A generally accepted belief shared by fanboys and detractors alike is that gamers purchase Nintendo consoles and handhelds to play Mario titles. Sure, there are your other first-party heavy-hitters like the Pokémon and Legend of Zelda franchises, but Mario and company are seen to be the ones that really move systems. All that being said, after spending weeks wrapped up in its expansive universe, thoughtful gameplay and gorgeous presentation, I am positive of one thing — Fire Emblem: Awakening is a Mario-free 3DS system seller.
My love of turn-based strategy RPGs dates back to the age of the Game Boy Advance. Advance Wars, a title unfortunately released on September 11th of 2001, set the stage as an accessible, enjoyable entry point into this rather niche genre. After that Final Fantasy Tactics Advance, the North American debut of the Fire Emblem series and eventually the then import-only Super Robot Wars franchise continued to compound my new-found passion for this deliberate and thought-provoking style of gameplay.
I reference my earlier brushes with these exemplary games because, on almost a molecular level, Fire Emblem: Awakening represents the very best that portable turn-based strategy has to offer. To the uninitiated observer it probably looks like another healthy dose of Western fantasy wrapped in Japanese RPG tropes, and on a purely cosmetic level this is true. The deeper one delves, however, the more likely an astute gamer is to notice Awakening‘s polished interface, high-caliber voice acting and stunning visuals.

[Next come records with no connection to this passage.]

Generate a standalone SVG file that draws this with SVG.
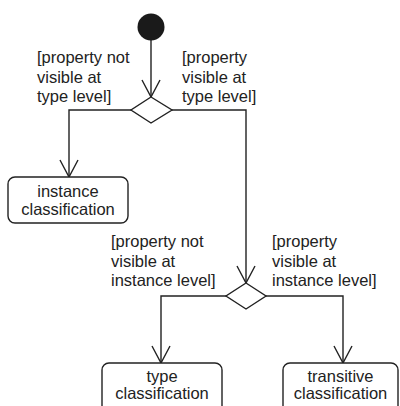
<svg xmlns="http://www.w3.org/2000/svg" width="400" height="406" viewBox="0 0 400 406">
<defs>
<marker id="arr" markerUnits="userSpaceOnUse" markerWidth="20" markerHeight="20" viewBox="-18 -10 20 20" refX="0" refY="0" orient="auto">
<path d="M-17,-9 L0,0 L-17,9" fill="none" stroke="#222" stroke-width="1.4"/>
</marker>
</defs>
<style>
text{font-family:"Liberation Sans",Arial,Helvetica,sans-serif;font-size:16.5px;fill:#222}
.g{font-size:17px}
.c{text-anchor:middle}
.box{fill:#fff;stroke:#222;stroke-width:1.4}
.edge{fill:none;stroke:#222;stroke-width:1.4;marker-end:url(#arr)}
.dec{fill:#fff;stroke:#222;stroke-width:1.4}
</style>
<rect width="400" height="406" fill="#fff"/>
<g id="connectors">
<path class="edge" d="M151,40 V97"/>
<path class="edge" d="M131,110 H69 V177"/>
<path class="edge" d="M172,110 H246 V283"/>
<path class="edge" d="M226,296 H161 V363"/>
<path class="edge" d="M266,296 H343 V363"/>
</g>
<g id="start"><circle cx="151" cy="27" r="13.5" fill="#1a1a1a"/></g>
<g id="decision1"><polygon class="dec" points="151,97 172,110 151,123 131,110"/></g>
<g id="decision2"><polygon class="dec" points="246,283 266,296 246,309 226,296"/></g>
<g id="guard1" class="g">
<text x="37" y="63">[property not</text>
<text x="37" y="82.5">visible at</text>
<text x="37" y="102">type level]</text>
</g>
<g id="guard2" class="g">
<text x="182" y="63">[property</text>
<text x="182" y="82.5">visible at</text>
<text x="182" y="102">type level]</text>
</g>
<g id="guard3" class="g">
<text x="111" y="247">[property not</text>
<text x="111" y="266.5">visible at</text>
<text x="111" y="286">instance level]</text>
</g>
<g id="guard4" class="g">
<text x="272" y="247">[property</text>
<text x="272" y="266.5">visible at</text>
<text x="272" y="286">instance level]</text>
</g>
<g id="instance">
<rect class="box" x="8" y="177" width="120" height="46" rx="7"/>
<text class="c" x="68" y="197">instance</text>
<text class="c" x="68" y="215">classification</text>
</g>
<g id="type">
<rect class="box" x="102" y="363" width="120" height="50" rx="7"/>
<text class="c" x="162" y="382">type</text>
<text class="c" x="162" y="399">classification</text>
</g>
<g id="transitive">
<rect class="box" x="283" y="363" width="115" height="50" rx="7"/>
<text class="c" x="340.5" y="382">transitive</text>
<text class="c" x="340.5" y="399">classification</text>
</g>
</svg>
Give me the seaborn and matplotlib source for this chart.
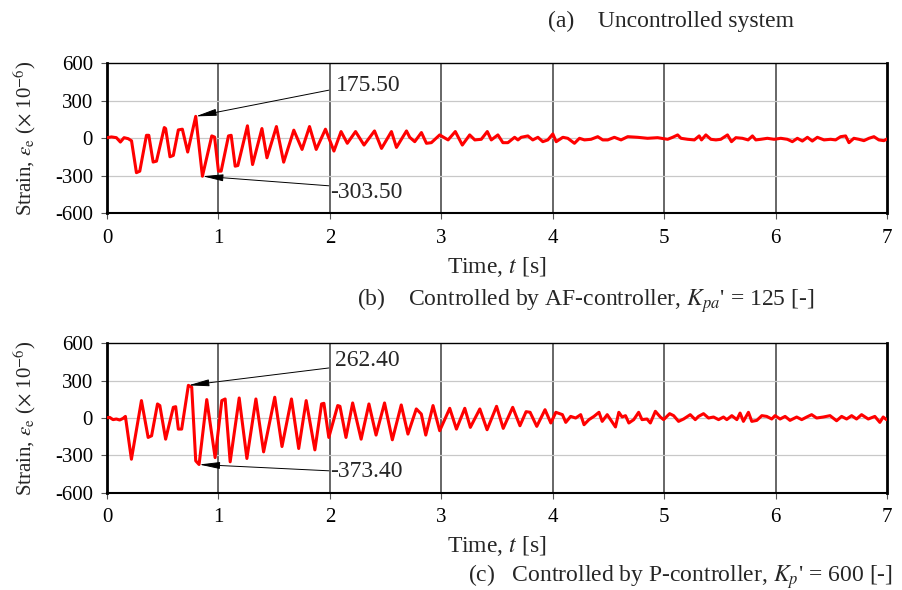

After a brief introduction you’re tossed into the role of an amnesiac wanderer — Remember that thing about RPG tropes? — who encounters Chrom, prince of the Halidom of Ylisse and leader of its protectors the Shepherds. After joining this band as its uniquely skilled tactician, your avatar becomes a true part of this lengthy tale of war, political intrigue and a heaping helping of magic.
Though the customization elements of your own character seem a bit thin, Fire Emblem: Awakening allows you to control a wealth of richly detailed and wonderfully realized warriors on its gridded field of battle. From incompetent axe-men to haughty healers, the title is jam-packed with deep interpersonal drama that parallels and supplements each strategic skirmish. Just as it pays to understand the balanced combat system — swords trump axes, axes crush spears and spears fare well against swords while the extended movement of flying units is easily undone by ranged bow attacks — so does it serve the player well to keep an eye on the relationships of his troops.
Positioning warriors side-by-side in battle has always been advantageous in strategy RPGs, but Awakening‘s beefed-up support system makes this tactic indispensable. It even goes further with the ability to pair two units into a single fighting force, increasing the movement of heavily armored infantry with the speed of a horse rider or protecting a green recruit by placing him in the care of a seasoned vet.
Cooperative combat supplements character relationships, which in turn makes for a more efficient fighting force; put another way, just as your individual warriors level up their defense and weapons skills, so do these strengthened relationships unlock new and more powerful support options. While friendships flourish and love blooms amid the chaos of the battlefield, the human drama often continue well after with menu options devoted to supplementary support conversation and a voyeur’s view into the team’s barracks, where friendships are forged and sparks fly.
Sadly, this heavy focus on communication and relationships compounds the inevitable battlefield death of your soldiers. Those who simply can’t take this kind of pressure, however, will be relieved to know that Fire Emblem: Awakening includes a casual options that eliminated the series’ standard of unforgiving perma-death. For those keeping score, this means that the title not only excels for hardened Fire Emblem strategists, but is also a great jumping-on point for those new to the series.
With tons of switchable and upgradable character classes, ample engaging personalities, nail-biting battles and unlikely partnerships, Fire Emblem: Awakening leaves other handheld titles in the dust practically out of the gate. Add to this stunning cinematics, SpotPass support, a nuanced battle interface and downloadable content that both expands the experience and puts old fans back in touch with more of the great heroes of series canon, and you’ve got something truly special. Sure, minor annoyances persist like over-used soundbites in incidental dialog and the kind of one-man rage quit that typifies the SRPG experience, but these are easily overlooked as simple quirks of a masterfully constructed gameplay experience.
At the time of this writing some North American retailers are already selling Awakening while others are warning pre-ordering patrons that shipping issues may delay stock, but let me plainly state that it is well worth any amount of release day searching you may need to do in order to secure a copy of this particular 3DS jewel. And since this title is distinctly focused on the power of choice, I’ll allow each reader to choose his or her own closing sentence.
- likely the best domestic entry in the franchise.
- one of the most satisfying 3DS titles to date.
- exactly the kind of handheld game that will be popping up on year-end best of lists.